→ **Aim of the exercise**
Extract all lines that hold the string "diagram".

→ **Rows from a dataset of charts and code**
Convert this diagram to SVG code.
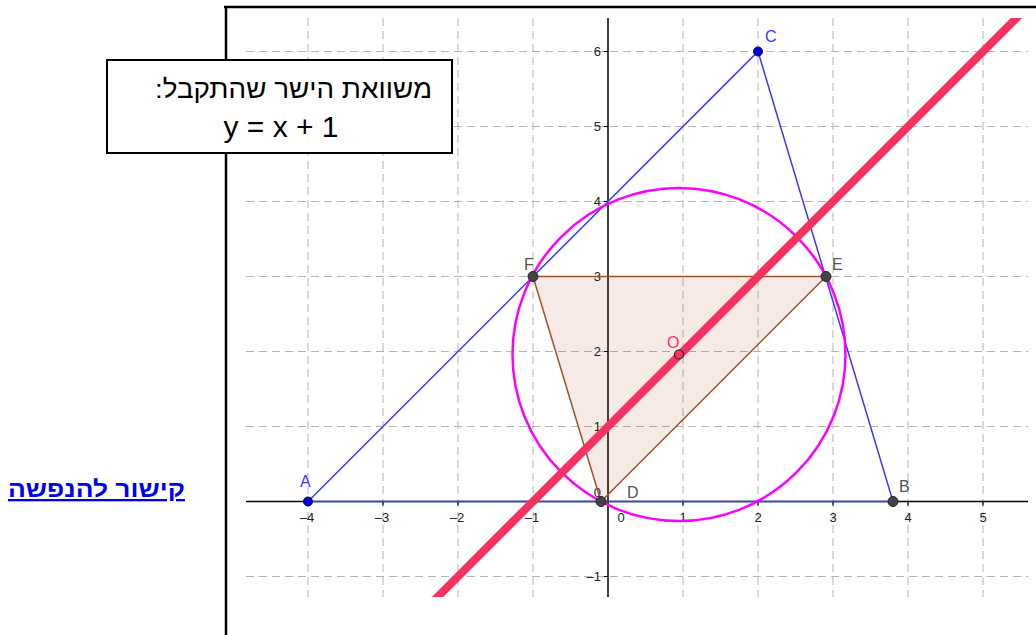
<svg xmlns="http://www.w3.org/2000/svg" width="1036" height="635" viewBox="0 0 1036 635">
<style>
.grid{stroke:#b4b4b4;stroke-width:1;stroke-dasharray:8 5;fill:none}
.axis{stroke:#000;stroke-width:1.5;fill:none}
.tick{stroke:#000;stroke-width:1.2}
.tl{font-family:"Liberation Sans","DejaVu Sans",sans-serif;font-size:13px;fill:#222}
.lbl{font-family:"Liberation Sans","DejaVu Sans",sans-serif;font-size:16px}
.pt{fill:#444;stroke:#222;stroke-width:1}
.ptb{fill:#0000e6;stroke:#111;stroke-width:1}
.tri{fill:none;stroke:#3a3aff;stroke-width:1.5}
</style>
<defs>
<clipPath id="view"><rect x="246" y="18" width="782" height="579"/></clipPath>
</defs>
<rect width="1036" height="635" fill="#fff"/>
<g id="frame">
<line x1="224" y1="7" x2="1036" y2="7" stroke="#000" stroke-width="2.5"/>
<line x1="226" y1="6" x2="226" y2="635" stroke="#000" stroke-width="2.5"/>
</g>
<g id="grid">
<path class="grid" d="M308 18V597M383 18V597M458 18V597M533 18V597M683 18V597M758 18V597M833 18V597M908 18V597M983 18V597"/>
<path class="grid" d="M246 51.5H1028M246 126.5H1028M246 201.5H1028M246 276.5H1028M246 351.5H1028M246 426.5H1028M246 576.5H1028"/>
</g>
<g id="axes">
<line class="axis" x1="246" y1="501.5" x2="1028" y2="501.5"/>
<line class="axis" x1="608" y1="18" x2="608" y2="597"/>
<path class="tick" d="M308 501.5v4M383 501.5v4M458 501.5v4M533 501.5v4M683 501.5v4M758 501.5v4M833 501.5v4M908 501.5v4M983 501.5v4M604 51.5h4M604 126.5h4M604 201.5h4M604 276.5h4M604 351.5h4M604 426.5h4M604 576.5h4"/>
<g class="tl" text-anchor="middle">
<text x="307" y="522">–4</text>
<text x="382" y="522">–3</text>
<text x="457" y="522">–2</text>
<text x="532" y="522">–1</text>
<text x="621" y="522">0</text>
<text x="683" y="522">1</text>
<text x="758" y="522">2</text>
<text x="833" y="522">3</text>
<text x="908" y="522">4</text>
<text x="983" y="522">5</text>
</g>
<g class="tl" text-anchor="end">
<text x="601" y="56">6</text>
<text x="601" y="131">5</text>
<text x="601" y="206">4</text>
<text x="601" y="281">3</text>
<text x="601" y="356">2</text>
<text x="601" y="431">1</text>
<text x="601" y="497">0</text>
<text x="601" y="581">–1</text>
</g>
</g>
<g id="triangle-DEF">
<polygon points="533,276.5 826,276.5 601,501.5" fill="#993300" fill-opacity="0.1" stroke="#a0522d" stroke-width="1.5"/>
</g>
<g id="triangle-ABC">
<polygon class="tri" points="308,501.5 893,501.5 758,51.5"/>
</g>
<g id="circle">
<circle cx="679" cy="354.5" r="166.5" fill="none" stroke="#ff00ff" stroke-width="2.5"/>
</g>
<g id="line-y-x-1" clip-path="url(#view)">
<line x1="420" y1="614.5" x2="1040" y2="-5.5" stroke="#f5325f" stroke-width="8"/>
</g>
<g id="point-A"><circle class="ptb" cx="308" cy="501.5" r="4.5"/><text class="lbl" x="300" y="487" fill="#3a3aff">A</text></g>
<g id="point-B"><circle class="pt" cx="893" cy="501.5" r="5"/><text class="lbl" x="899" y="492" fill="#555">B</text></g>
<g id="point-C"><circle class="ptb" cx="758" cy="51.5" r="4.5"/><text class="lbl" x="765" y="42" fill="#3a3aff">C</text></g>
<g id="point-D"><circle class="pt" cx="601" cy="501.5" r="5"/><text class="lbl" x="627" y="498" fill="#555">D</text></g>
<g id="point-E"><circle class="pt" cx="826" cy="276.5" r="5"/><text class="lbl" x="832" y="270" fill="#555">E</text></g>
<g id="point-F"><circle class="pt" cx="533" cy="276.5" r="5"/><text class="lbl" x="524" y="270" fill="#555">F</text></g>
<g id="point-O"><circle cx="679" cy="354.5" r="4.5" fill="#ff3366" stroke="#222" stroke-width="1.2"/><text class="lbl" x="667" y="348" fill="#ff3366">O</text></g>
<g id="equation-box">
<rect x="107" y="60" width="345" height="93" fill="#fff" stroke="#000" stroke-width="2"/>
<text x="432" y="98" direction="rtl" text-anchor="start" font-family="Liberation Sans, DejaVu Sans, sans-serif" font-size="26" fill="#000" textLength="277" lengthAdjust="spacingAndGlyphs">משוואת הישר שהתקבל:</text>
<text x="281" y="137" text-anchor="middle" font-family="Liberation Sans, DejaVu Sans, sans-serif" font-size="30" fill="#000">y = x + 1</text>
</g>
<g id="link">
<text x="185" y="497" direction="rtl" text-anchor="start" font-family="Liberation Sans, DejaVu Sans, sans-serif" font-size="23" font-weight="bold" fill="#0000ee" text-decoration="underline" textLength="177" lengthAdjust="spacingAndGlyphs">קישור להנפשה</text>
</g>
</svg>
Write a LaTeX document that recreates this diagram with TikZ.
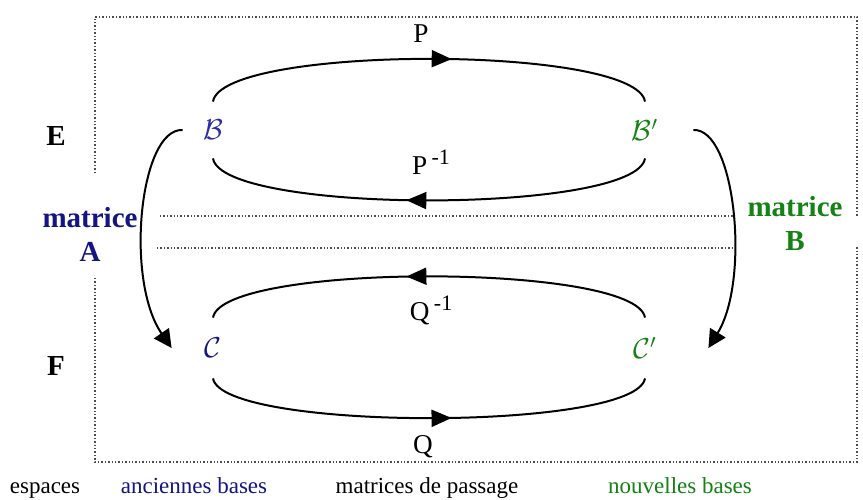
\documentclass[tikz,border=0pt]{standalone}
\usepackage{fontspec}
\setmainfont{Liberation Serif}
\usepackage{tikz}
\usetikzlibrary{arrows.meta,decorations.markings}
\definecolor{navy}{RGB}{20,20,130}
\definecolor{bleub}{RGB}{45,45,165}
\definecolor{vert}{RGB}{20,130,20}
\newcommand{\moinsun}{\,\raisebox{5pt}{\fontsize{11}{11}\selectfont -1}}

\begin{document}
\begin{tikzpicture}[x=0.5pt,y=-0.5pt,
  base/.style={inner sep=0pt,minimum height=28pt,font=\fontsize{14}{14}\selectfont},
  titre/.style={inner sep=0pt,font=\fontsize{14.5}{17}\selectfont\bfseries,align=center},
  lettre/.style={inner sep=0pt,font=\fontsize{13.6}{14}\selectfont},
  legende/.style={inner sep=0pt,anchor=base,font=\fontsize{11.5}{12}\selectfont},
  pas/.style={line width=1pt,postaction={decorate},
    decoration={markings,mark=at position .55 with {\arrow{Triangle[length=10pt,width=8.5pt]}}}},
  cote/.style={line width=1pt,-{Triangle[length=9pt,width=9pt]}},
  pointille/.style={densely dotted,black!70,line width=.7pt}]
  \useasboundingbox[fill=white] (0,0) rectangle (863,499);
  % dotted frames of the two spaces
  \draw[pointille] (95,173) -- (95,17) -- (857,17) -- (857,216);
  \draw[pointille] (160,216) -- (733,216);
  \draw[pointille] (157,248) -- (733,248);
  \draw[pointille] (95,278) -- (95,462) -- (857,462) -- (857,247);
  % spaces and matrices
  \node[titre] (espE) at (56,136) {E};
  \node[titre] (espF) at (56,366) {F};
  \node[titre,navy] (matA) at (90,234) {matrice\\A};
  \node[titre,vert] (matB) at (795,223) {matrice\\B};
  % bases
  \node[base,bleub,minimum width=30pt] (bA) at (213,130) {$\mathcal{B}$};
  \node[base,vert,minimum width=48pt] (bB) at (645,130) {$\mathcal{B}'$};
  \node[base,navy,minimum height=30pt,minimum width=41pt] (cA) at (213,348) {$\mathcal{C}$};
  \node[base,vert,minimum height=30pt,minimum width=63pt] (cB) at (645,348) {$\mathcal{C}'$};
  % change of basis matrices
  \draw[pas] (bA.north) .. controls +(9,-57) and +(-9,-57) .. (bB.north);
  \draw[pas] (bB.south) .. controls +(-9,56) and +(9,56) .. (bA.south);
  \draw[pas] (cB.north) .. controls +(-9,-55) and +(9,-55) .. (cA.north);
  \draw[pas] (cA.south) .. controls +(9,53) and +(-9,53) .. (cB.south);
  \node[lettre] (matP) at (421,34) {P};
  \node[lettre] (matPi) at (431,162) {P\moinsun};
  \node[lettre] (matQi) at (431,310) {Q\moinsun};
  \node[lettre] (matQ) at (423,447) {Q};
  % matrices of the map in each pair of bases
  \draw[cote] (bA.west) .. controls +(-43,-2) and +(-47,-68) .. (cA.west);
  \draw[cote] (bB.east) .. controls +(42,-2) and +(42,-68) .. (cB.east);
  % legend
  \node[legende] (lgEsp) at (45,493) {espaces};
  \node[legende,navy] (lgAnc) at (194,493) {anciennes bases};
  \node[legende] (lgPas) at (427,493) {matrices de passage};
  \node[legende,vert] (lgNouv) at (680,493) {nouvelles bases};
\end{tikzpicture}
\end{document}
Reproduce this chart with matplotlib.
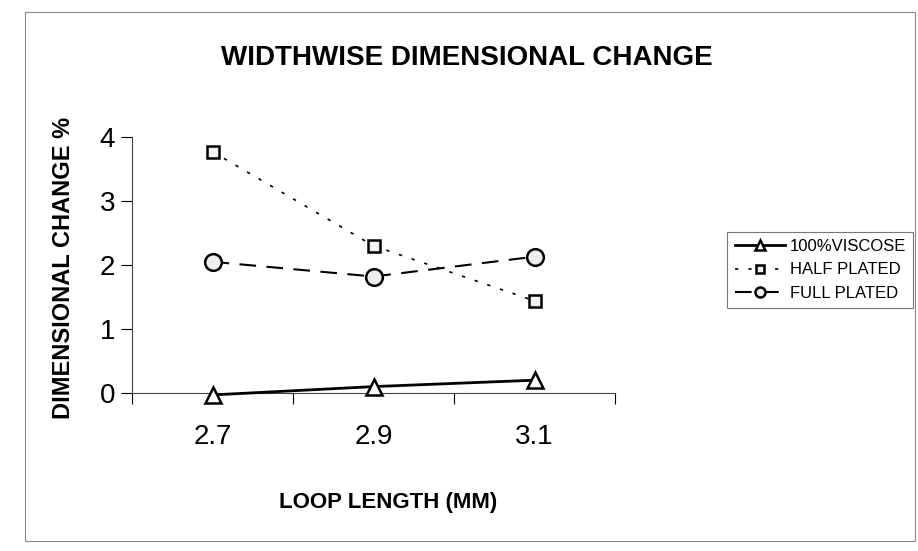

→ **Task response**
Convert this diagram to SVG code.
Write a LaTeX document that recreates this diagram with TikZ.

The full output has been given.